I joined the Army two days after the 9/11 attacks. I joined the Army because our country had been
attacked. I wanted to strike back at those who had killed some 3,000 of my fellow citizens. I did not
join the Army to go to Iraq, a country that had no part in the September 2001 attacks and did not pose
a threat to its neighbors, much less to the United States. I did not join the Army to “liberate” Iraqis or
to shut down mythical weapons-of-mass-destruction facilities or to implant what you cynically called
“democracy” in Baghdad and the Middle East. I did not join the Army to rebuild Iraq, which at the
time you told us could be paid for by Iraq’s oil revenues. Instead, this war has cost the United States
over $3 trillion. I especially did not join the Army to carry out pre-emptive war. Pre-emptive war is
illegal under international law. And as a soldier in Iraq I was, I now know, abetting your idiocy and
your crimes. The Iraq War is the largest strategic blunder in U.S. history. It obliterated the balance of
power in the Middle East. It installed a corrupt and brutal pro-Iranian government in Baghdad, one
cemented in power through the use of torture, death squads and terror. And it has left Iran as the
dominant force in the region. On every level—moral, strategic, military and economic—Iraq was a
failure. And it was you, Mr. Bush and Mr. Cheney, who started this war. It is you who should pay the
consequences.
I would not be writing this letter if I had been wounded fighting in Afghanistan against those forces
that carried out the attacks of 9/11. Had I been wounded there I would still be miserable because of my
physical deterioration and imminent death, but I would at least have the comfort of knowing that my
injuries were a consequence of my own decision to defend the country I love. I would not have to lie
in my bed, my body filled with painkillers, my life ebbing away, and deal with the fact that hundreds
of thousands of human beings, including children, including myself, were sacrificed by you for little
more than the greed of oil companies, for your alliance with the oil sheiks in Saudi Arabia, and your
insane visions of empire.
I have, like many other disabled veterans, suffered from the inadequate and often inept care provided
by the Veterans Administration. I have, like many other disabled veterans, come to realize that our
mental and physical wounds are of no interest to you, perhaps of no interest to any politician. We were
used. We were betrayed. And we have been abandoned. You, Mr. Bush, make much pretense of being
a Christian. But isn’t lying a sin? Isn’t murder a sin? Aren’t theft and selfish ambition sins? I am not a
Christian. But I believe in the Christian ideal. I believe that what you do to the least of your brothers
you finally do to yourself, to your own soul.

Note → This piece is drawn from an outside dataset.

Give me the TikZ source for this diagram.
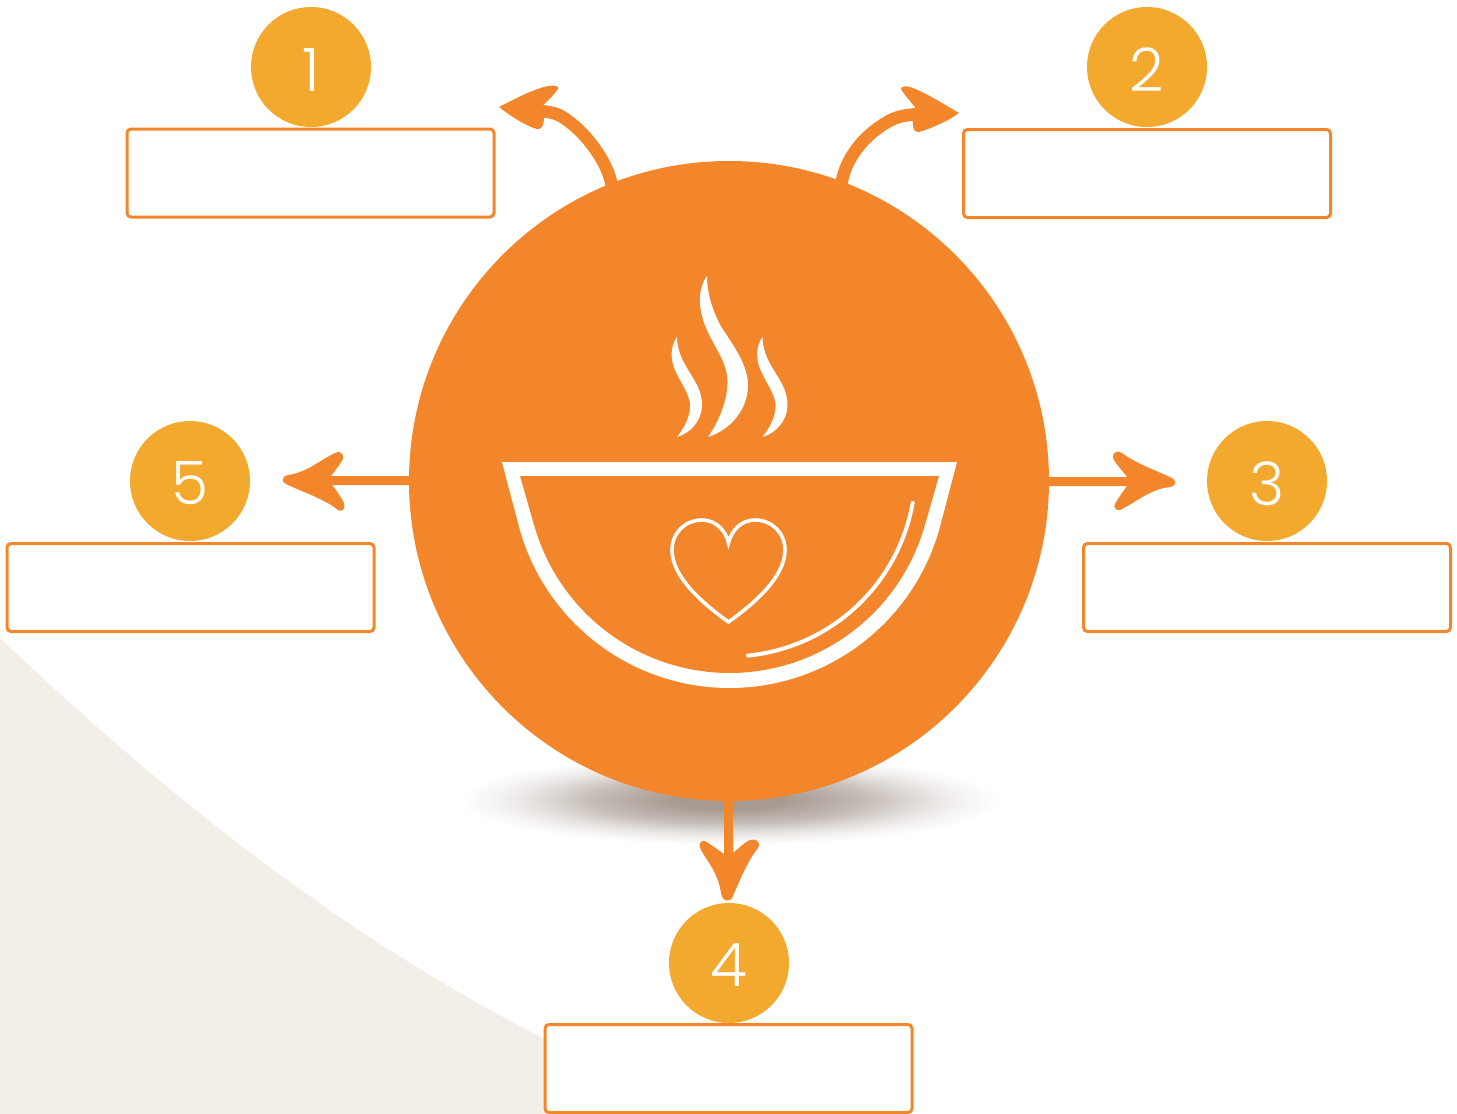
\documentclass[tikz,border=0pt]{standalone}
\usepackage{fontspec}
\newfontfamily\digitfont{Poppins Light}
\definecolor{hubor}{HTML}{F3862B}
\definecolor{goldc}{HTML}{F3A92D}
\definecolor{beigec}{HTML}{F3EEE8}
\definecolor{shadowc}{HTML}{A79A91}
\pgfdeclareradialshading{shadowfade}{\pgfpoint{0bp}{0bp}}{color(0bp)=(shadowc); color(5bp)=(shadowc); color(13bp)=(shadowc!64!white); color(17bp)=(shadowc!36!white); color(21bp)=(shadowc!14!white); color(25bp)=(white); color(50bp)=(white)}
\newcommand\dgt[1]{\raisebox{0pt}[\dimexpr\height+5pt\relax]{#1}}
\tikzset{
  numdisc/.style={circle,fill=goldc,minimum size=120pt,inner sep=0pt,text=white,font=\digitfont\fontsize{60}{60}\selectfont},
  labelbox/.style={draw=hubor,fill=white,line width=3pt,rounded corners=4pt,minimum width=367pt,minimum height=88pt,inner sep=0pt},
  hubdisc/.style={circle,fill=hubor,minimum size=640pt,inner sep=0pt},
  arrowshape/.style={fill=hubor},
  curvedshaft/.style={draw=hubor,line width=12.5pt},
  steam/.style={fill=white}
}
\begin{document}
\begin{tikzpicture}[x=1pt,y=-1pt]
\useasboundingbox (0,0) rectangle (1457,1114);
% background sweep
\fill[beigec] (0,638) .. controls (170,800) and (350,940) .. (543,1038) -- (600,1067) -- (600,1114) -- (0,1114) -- cycle;
% shadow
\path[shading=shadowfade] (459,755) rectangle (999,845);
% connectors
\draw[curvedshaft] (612,190) .. controls (612,170) and (590,135) .. (564,118) .. controls (558,114) and (552,112) .. (540,111);
\fill[arrowshape] (543,105) .. controls (549,100) and (555,93) .. (558,89) .. controls (559,86) and (555,85) .. (549,86) .. controls (535,88) and (515,99) .. (499,107) .. controls (510,116) and (528,127) .. (537,129) .. controls (542,130) and (544,124) .. (544,118) -- cycle;
\draw[curvedshaft] (841,190) .. controls (842,160) and (866,132) .. (893,119) .. controls (900,116) and (907,115) .. (918,114);
\fill[arrowshape] (915,107) .. controls (910,101) and (903,93) .. (901,89) .. controls (901,86) and (906,86) .. (910,87) .. controls (925,92) and (945,105) .. (959,113) .. controls (948,121) and (930,129) .. (919,132) .. controls (914,133) and (912,127) .. (913,121) -- cycle;
\fill[arrowshape] (1045,477) -- (1127,477) .. controls (1122,470) and (1115,463) .. (1113,458) .. controls (1112,452) and (1118,450) .. (1122,453) .. controls (1135,463) and (1155,470) .. (1172,478) .. controls (1177,481) and (1176,486) .. (1170,487) .. controls (1150,489) and (1135,503) .. (1120,510) .. controls (1116,511) and (1113,507) .. (1115,504) .. controls (1118,498) and (1123,492) .. (1127,486) -- (1045,486) -- cycle;
\fill[arrowshape] (415,476) -- (331,476) .. controls (335,471) and (340,464) .. (343,459) .. controls (344,453) and (339,450) .. (335,453) .. controls (320,460) and (308,472) .. (288,475) .. controls (282,476) and (281,482) .. (286,484) .. controls (300,491) and (325,499) .. (338,510) .. controls (342,513) and (346,508) .. (344,503) .. controls (341,497) and (336,490) .. (332,485) -- (415,485) -- cycle;
\fill[arrowshape] (724,795) -- (724,854) .. controls (717,849) and (710,844) .. (705,841) .. controls (700,840) and (698,845) .. (701,850) .. controls (708,862) and (718,873) .. (721,893) .. controls (722,902) and (731,903) .. (733,896) .. controls (740,880) and (748,860) .. (758,848) .. controls (761,842) and (756,838) .. (750,840) .. controls (745,842) and (739,848) .. (733,853) -- (733,795) -- cycle;
% hub
\node[hubdisc] (hub) at (729,481) {};
% bowl
\fill[white] (502,462) -- plot[domain=-76.2:76.2,samples=90] ({729.5+218*sin(\x)},{470+218*cos(\x)}) -- (957,462) -- cycle;
\fill[hubor] (520,476) -- plot[domain=-73.7:73.7,samples=90] ({729.5+203*sin(\x)},{470+203*cos(\x)}) -- (939,476) -- cycle;
\draw[white,line width=4pt,line cap=round] plot[domain=5.7:80,samples=70] ({729.5+186*sin(\x)},{470.5+186*cos(\x)});
% heart
\draw[white,line width=3.6pt,miter limit=10] (728.5,622) .. controls (705,605) and (672,578) .. (672,550) .. controls (672,533) and (685,520) .. (702,520) .. controls (716,520) and (726,531) .. (728.5,543) .. controls (731,531) and (741,520) .. (755,520) .. controls (772,520) and (785,533) .. (785,550) .. controls (785,578) and (752,605) .. (728.5,622) -- cycle;
% steam
\fill[steam] (707,276) .. controls (697,290) and (698,310) .. (707,330) .. controls (714,346) and (724,358) .. (727,375) .. controls (730,395) and (720,420) .. (708,437) .. controls (730,430) and (748,410) .. (748,385) .. controls (748,365) and (733,345) .. (722,328) .. controls (716,318) and (707,298) .. (707,276) -- cycle;
\fill[steam] (677,337) .. controls (670,347) and (670,360) .. (676,372) .. controls (681,383) and (688,392) .. (690,403) .. controls (691,415) and (685,427) .. (677,437) .. controls (691,433) and (702,420) .. (702,405) .. controls (702,390) and (694,380) .. (687,368) .. controls (681,358) and (677,348) .. (677,337) -- cycle;
\fill[steam,xshift=85.5pt] (677,337) .. controls (670,347) and (670,360) .. (676,372) .. controls (681,383) and (688,392) .. (690,403) .. controls (691,415) and (685,427) .. (677,437) .. controls (691,433) and (702,420) .. (702,405) .. controls (702,390) and (694,380) .. (687,368) .. controls (681,358) and (677,348) .. (677,337) -- cycle;
% numbered discs
\node[numdisc] (n1) at (311,67) {\dgt{1}};
\node[numdisc] (n2) at (1147,67) {\dgt{2}};
\node[numdisc] (n3) at (1267,481) {\dgt{3}};
\node[numdisc] (n4) at (729,963) {\dgt{4}};
\node[numdisc] (n5) at (190,481) {\dgt{5}};
% boxes
\node[labelbox] (b1) at (310.5,173) {};
\node[labelbox] (b2) at (1147,173.5) {};
\node[labelbox] (b3) at (1267,587.5) {};
\node[labelbox] (b4) at (728.5,1068.5) {};
\node[labelbox] (b5) at (190.5,587.5) {};
\end{tikzpicture}
\end{document}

My day of reckoning is upon me. Yours will come. I hope you will be put on trial. But mostly I hope,
for your sakes, that you find the moral courage to face what you have done to me and to many, many
others who deserved to live. I hope that before your time on earth ends, as mine is now ending, you will
find the strength of character to stand before the American public and the world, and in particular the
Iraqi people, and beg for forgiveness.